La décision de l'Allemagne de remonter son taux de TVA a été une décision unilatérale qui a eu des effets positifs pour elle et des effets négatifs pour ses voisins. Quant à la création d'un ministre européen de l'économie, il me semble que la question ne peut pas se poser dès lors que l'Europe n'est pas une fédération et que, par ailleurs, son budget n'est que de l'ordre d'un pour cent du produit intérieur brut (PIB) européen. En revanche, il me semble souhaitable que nous fassions des propositions très concrètes pour renforcer la gouvernance européenne dans le domaine de la coordination des politiques économiques.

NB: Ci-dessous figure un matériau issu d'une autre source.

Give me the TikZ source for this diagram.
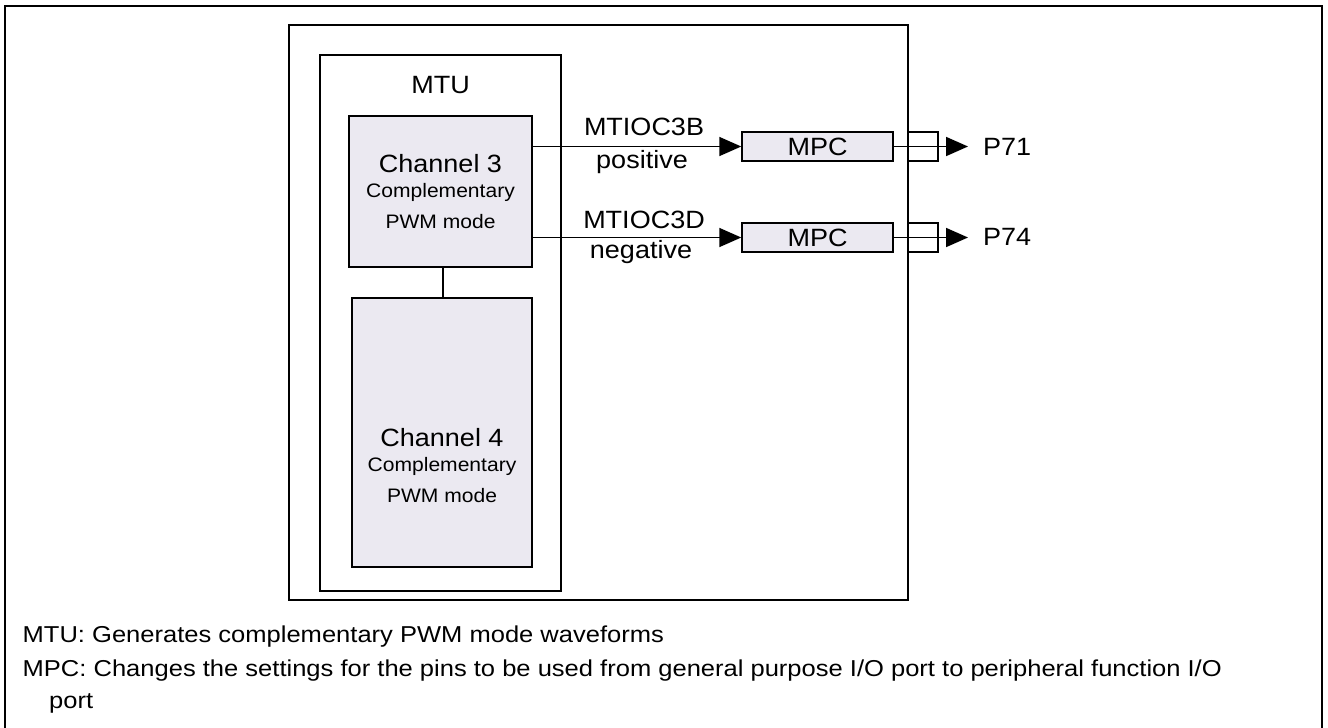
\documentclass[tikz,border=0pt]{standalone}
\usepackage{fontspec}
\setmainfont{Liberation Sans}
\newfontfamily\labfont[FakeStretch=1.08]{Liberation Sans}
\newfontfamily\notefont[FakeStretch=1.11]{Liberation Sans}
\usetikzlibrary{arrows.meta}
\definecolor{boxfill}{RGB}{235,233,241}
\tikzset{
  frame/.style={draw=black, line width=2pt},
  blockbox/.style={draw=black, line width=1.5pt, fill=boxfill, inner sep=0pt},
  pinbox/.style={draw=black, line width=1.5pt, inner sep=0pt, minimum width=30pt, minimum height=29pt},
  wire/.style={line width=1.8pt},
  sig/.style={wire, -{Triangle[length=22pt,width=19pt]}},
  big/.style={font=\labfont\fontsize{25}{28}\selectfont, inner sep=0pt, anchor=base},
  small/.style={font=\labfont\fontsize{19.5}{22}\selectfont, inner sep=0pt, anchor=base},
  note/.style={font=\notefont\fontsize{23}{26}\selectfont, inner sep=0pt, anchor=base west},
}
\begin{document}
\begin{tikzpicture}[x=1pt,y=-1pt]
\useasboundingbox (0,0) rectangle (1328,728);
% outer frame (open at bottom)
\draw[line width=2pt] (5,732) -- (5,6) -- (1322,6) -- (1322,732);
% chip
\node[frame, minimum width=619pt, minimum height=575pt, inner sep=0pt] (chip) at (598.5,312.5) {};
% MTU
\node[frame, minimum width=241pt, minimum height=536pt, inner sep=0pt] (mtu) at (440.5,323) {};
\node[big] (mtulab) at (440.5,93) {MTU};
% channel boxes
\node[blockbox, minimum width=183pt, minimum height=151pt] (ch3) at (440.5,191.5) {};
\node[blockbox, minimum width=180pt, minimum height=269pt] (ch4) at (442,432.5) {};
\node[big] (ch3a) at (440.5,172) {Channel 3};
\node[small] (ch3b) at (440.5,197) {Complementary};
\node[small] (ch3c) at (440.5,228) {PWM mode};
\node[big] (ch4a) at (442,446) {Channel 4};
\node[small] (ch4b) at (442,471) {Complementary};
\node[small] (ch4c) at (442,502) {PWM mode};
\draw[wire] (ch3.south -| 443,0) -- (ch4.north -| 443,0);
% MPC boxes
\node[blockbox, minimum width=151pt, minimum height=29pt] (mpc1) at (817.5,146.5) {};
\node[blockbox, minimum width=151pt, minimum height=29pt] (mpc2) at (817.5,237.5) {};
\node[big] (mpc1t) at (817.5,155) {MPC};
\node[big] (mpc2t) at (817.5,246) {MPC};
% pins
\node[pinbox] (pin1) at (923,146.5) {};
\node[pinbox] (pin2) at (923,237.5) {};
\coordinate (tip1) at (968,146.5);
\coordinate (tip2) at (968,237.5);
% signal arrows
\draw[sig] (ch3.east |- mpc1.west) -- (mpc1.west);
\draw[sig] (ch3.east |- mpc2.west) -- (mpc2.west);
\draw[sig] (mpc1.east) -- (tip1);
\draw[sig] (mpc2.east) -- (tip2);
% redraw chip edge over pins
\draw[line width=2pt] (908,25) -- (908,600);
% signal labels
\node[big] (l1) at (644,135) {MTIOC3B};
\node[big] (l2) at (642,168) {positive};
\node[big] (l3) at (644,228) {MTIOC3D};
\node[big] (l4) at (641,258) {negative};
\node[big, anchor=base west] (p71) at (983,155) {P71};
\node[big, anchor=base west] (p74) at (983,245) {P74};
% notes
\node[note] (n1) at (22.5,642) {MTU: Generates complementary PWM mode waveforms};
\node[note] (n2) at (22.5,676.5) {MPC: Changes the settings for the pins to be used from general purpose I/O port to peripheral function I/O};
\node[note] (n3) at (49,708) {port};
\end{tikzpicture}
\end{document}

Il est toujours difficile de présenter clairement les tableaux élaborés par les économistes. Les études qui nous ont été remises étaient d'ailleurs particulièrement complexes à manipuler. Je reconnais que nous devons néanmoins faire des efforts pour en expliquer le contenu. Quant à la politique de dumping fiscal de l'Irlande, il me semble qu'il n'est pas possible de rester sans réagir face à certaines pratiques. C'est bien l'exemple type des conséquences négatives engendrées par l'absence de coordination des politiques économiques en Europe.

M. Denis Badré :

Le même problème existe avec les pays baltes. Est-il possible d'accepter tout à la fois le dumping fiscal et le versement d'aides européennes au titre de la cohésion ? C'est une situation qui peut être temporaire pendant la phase de rattrapage de ces pays, mais qui n'est plus acceptable à partir d'un certain niveau de développement. Dès l'instant où un État membre a atteint le standard moyen européen, on ne devrait plus tolérer qu'il recoure à des dérives non coopératives.

M. Robert del Picchia :

On rencontre actuellement la même situation en Slovaquie. Ce pays bénéficie d'aides de cohésion importantes et, dans le même temps, il attire de nombreuses entreprises qui viennent s'installer chez lui pour ne pas payer d'impôts sur les sociétés.

Mme Catherine Tasca :

On ne peut pas combattre le dumping fiscal sans harmonisation fiscale. De même, la pression sur les salaires, qui a été parfaitement montrée par le rapporteur, ne peut être combattue sans une politique sociale comportant un minimum de normes communes. Avec ces formes de dumping, on constate qu'aucun pays n'est finalement gagnant à long terme.